The IRL science and engineering team that cracked the difficult task of turning fragile high temperature superconducting (HTS[?]) wire into cable has won the Royal Society of New Zealand’s Cooper Medal.

Cooper Medal 2008
Project Leader Nick Long accepts the Cooper Medal on behalf of the IRL Superconductor Roebel Cable team.

The Cooper Medal is awarded every two years to an individual or team that publishes the best single account of original research in physics or engineering.  Preference is given to research that contributes to the development of New Zealand natural resources or to an innovation with potentially substantial ongoing economic benefit to New Zealand.

The cabling research is now being developed towards commercialisation in a joint venture with a local subsidiary of General Cable Corporation.  The joint venture company, known as General Cable Superconductors, places New Zealand significantly ahead in the quest for a superconductor with the potential to carry high electrical currents and  lower energy losses. The cable will enable power transformers, generators and motors to be made smaller and lighter with up to 50% less power loss and lower maintenance.

The Chief Executive of IRL, Shaun Coffey says the cabling technology developed by the superconductor cable team has considerable economic potential for New Zealand in niche areas of the HTS[?] market.

“The cabling technology developed at IRL opens up this emerging technology to a far wider range of applications.  While single wire is now being used by our associate company, HTS-110[?] in magnets, generators and other devices operating on direct current, the cable extends HTS applications to more powerful devices operating on alternating current, including electricity transformers and large electric motors, providing the company with potentially a much wider range of product.”

“Proof of its potential is a contract IRL has signed with the multinational electronics and electrical engineering company, Siemens to supply HTS cable for a prototype generator for the electricity industry,” he says.
 
Aaron Gilmore, director of General Cable Superconductor Ltd agrees.  “This cable technology places New Zealand at the centre of a potential global cable market worth hundreds of millions per annum,” he says.

The cable technology used IRL’s expertise in the science of HTS coupled with the practical know-how of its engineers, who helped turn the scientific principle into a working cabling system. The technology involves cutting HTS tape into serpentine strands, which are wound on a constant plane and then encapsulated in a way that reduces electrical loss to produce what is known as HTS Roebel cable.

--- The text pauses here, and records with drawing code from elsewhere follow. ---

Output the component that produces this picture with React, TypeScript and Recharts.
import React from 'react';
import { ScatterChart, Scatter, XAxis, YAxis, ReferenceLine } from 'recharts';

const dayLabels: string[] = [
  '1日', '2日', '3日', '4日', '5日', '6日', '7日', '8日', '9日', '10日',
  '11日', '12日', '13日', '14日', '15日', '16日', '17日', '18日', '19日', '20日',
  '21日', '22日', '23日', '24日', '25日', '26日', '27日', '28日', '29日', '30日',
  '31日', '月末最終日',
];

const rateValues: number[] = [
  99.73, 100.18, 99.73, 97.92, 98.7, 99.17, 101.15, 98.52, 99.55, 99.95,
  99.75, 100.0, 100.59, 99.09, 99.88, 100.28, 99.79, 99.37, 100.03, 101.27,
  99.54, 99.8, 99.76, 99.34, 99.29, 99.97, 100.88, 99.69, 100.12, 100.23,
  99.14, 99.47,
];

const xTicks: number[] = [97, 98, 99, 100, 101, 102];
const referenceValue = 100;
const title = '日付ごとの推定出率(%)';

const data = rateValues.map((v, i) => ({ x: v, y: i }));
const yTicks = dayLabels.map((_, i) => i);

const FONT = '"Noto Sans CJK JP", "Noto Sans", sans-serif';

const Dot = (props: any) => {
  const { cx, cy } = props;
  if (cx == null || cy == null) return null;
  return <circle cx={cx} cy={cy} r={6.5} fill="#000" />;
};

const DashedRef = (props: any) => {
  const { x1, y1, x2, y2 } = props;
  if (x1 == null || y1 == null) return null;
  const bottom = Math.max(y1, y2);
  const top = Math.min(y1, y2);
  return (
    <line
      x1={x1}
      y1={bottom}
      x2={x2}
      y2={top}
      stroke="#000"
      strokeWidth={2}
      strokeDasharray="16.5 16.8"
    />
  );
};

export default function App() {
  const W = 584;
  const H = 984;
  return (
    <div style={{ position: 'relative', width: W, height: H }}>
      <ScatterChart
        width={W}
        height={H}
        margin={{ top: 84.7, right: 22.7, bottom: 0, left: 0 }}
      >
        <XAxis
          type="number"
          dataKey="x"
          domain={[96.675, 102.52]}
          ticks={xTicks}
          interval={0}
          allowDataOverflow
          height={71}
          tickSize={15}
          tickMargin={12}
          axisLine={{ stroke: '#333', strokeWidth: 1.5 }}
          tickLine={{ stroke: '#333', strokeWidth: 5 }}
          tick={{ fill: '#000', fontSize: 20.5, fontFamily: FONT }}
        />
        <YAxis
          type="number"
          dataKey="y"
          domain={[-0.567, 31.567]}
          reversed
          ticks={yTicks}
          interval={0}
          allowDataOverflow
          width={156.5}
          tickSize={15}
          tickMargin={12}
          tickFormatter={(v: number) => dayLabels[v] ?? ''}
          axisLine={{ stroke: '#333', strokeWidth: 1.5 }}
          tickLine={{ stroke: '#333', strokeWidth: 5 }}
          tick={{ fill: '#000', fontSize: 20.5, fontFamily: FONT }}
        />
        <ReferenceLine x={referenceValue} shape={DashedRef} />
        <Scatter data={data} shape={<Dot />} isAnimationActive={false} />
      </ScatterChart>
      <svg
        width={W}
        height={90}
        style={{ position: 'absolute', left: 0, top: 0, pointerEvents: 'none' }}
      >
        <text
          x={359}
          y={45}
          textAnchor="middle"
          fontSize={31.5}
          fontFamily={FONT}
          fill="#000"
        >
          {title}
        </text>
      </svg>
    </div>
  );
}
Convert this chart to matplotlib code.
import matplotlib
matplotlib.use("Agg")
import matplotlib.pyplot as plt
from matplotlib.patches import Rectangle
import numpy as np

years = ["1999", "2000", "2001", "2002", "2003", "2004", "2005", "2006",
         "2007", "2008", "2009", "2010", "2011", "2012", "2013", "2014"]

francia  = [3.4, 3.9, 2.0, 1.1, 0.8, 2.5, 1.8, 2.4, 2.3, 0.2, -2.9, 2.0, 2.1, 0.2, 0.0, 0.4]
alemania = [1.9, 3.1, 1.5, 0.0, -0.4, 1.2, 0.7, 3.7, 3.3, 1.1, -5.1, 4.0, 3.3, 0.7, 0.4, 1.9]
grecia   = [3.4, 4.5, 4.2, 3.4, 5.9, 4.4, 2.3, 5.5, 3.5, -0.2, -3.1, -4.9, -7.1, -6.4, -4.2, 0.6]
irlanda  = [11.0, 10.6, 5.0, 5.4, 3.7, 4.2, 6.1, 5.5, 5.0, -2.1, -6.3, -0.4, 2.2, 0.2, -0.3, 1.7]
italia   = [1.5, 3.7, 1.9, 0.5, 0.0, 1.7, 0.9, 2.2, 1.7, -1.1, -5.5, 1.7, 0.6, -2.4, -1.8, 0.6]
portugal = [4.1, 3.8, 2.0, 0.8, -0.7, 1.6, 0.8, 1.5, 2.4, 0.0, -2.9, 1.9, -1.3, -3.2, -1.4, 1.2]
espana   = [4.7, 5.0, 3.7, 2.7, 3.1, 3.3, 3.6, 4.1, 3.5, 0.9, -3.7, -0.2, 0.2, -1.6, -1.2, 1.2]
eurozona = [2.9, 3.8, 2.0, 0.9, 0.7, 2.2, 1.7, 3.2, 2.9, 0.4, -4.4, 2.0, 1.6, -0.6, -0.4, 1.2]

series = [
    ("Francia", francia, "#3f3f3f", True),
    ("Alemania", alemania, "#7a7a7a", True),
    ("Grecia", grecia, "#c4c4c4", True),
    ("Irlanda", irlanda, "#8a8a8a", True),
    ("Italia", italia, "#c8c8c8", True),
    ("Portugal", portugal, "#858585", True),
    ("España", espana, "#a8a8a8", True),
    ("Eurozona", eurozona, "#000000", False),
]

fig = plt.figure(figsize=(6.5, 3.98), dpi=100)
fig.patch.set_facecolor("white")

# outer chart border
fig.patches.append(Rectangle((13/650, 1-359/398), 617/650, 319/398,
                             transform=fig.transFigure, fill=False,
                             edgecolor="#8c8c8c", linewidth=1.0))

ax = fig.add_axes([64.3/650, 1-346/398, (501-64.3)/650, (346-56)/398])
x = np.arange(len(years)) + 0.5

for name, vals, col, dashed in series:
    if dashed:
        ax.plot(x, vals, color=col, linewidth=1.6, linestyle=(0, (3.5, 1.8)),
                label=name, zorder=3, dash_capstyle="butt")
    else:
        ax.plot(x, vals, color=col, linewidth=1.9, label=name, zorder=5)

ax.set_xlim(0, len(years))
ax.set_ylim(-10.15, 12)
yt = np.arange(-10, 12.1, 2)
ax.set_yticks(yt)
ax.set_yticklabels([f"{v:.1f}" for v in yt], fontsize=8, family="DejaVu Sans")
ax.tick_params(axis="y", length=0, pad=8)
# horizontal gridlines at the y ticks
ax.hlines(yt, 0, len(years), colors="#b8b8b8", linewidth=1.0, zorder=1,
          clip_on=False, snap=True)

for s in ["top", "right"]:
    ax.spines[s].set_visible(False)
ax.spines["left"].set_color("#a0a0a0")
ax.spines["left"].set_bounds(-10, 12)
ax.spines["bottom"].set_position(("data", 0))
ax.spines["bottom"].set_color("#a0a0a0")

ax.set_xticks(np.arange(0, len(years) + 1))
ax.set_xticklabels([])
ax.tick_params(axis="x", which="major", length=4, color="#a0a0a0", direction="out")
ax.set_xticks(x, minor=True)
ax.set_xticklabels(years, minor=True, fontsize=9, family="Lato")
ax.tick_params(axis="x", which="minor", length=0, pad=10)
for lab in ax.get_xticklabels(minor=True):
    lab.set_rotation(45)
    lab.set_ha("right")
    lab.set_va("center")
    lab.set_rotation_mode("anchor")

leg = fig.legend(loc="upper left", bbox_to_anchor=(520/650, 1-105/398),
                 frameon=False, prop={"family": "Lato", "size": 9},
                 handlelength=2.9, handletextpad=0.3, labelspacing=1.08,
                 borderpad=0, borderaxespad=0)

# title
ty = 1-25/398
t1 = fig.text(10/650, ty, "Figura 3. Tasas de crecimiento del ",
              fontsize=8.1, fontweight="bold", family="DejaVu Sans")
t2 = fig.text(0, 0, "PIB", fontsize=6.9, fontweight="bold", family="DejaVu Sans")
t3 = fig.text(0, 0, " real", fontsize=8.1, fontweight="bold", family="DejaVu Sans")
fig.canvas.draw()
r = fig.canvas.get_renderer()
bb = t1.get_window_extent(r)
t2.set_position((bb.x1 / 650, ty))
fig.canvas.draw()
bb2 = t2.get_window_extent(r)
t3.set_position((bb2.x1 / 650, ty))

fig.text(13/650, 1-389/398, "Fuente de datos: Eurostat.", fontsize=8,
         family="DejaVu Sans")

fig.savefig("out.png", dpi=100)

The paper that led to the IRL team’s win was presented  at the European Applied Superconductivity Conference in September 2007 and was subsequently published in the Journal of Physics Conference series.  It detailed three years of work from concept to the development of the manufacturing method, described the machines used to wind the cable and presented results to date on the current-carrying capacity of the cable and its low level of loss of energy.

“This cable technology has been recognised by the superconductor research community as a major step towards practical power devices, with real interest from major power system manufacturers. The investment from General Cable gives us the opportunity to make this an exciting manufacturing opportunity for New Zealand,” says the HTS cable project leader, Nick Long

The HTS cabling technology is the latest product of 20 years of research at IRL into high temperature superconductivity, much of it funded by Government through the Foundation for Research, Science and Technology and the Marsden Fund administered by the Royal Society of New Zealand. 

The IRL Superconductor Roebel cable team consists of:
Nick Long (Project leader), Rod Badcock, Peter Beck, Marc Mulholland, Nigel Ross, Mike Staines, Henry Sun, James Hamilton, and Bob Buckley (Team leader).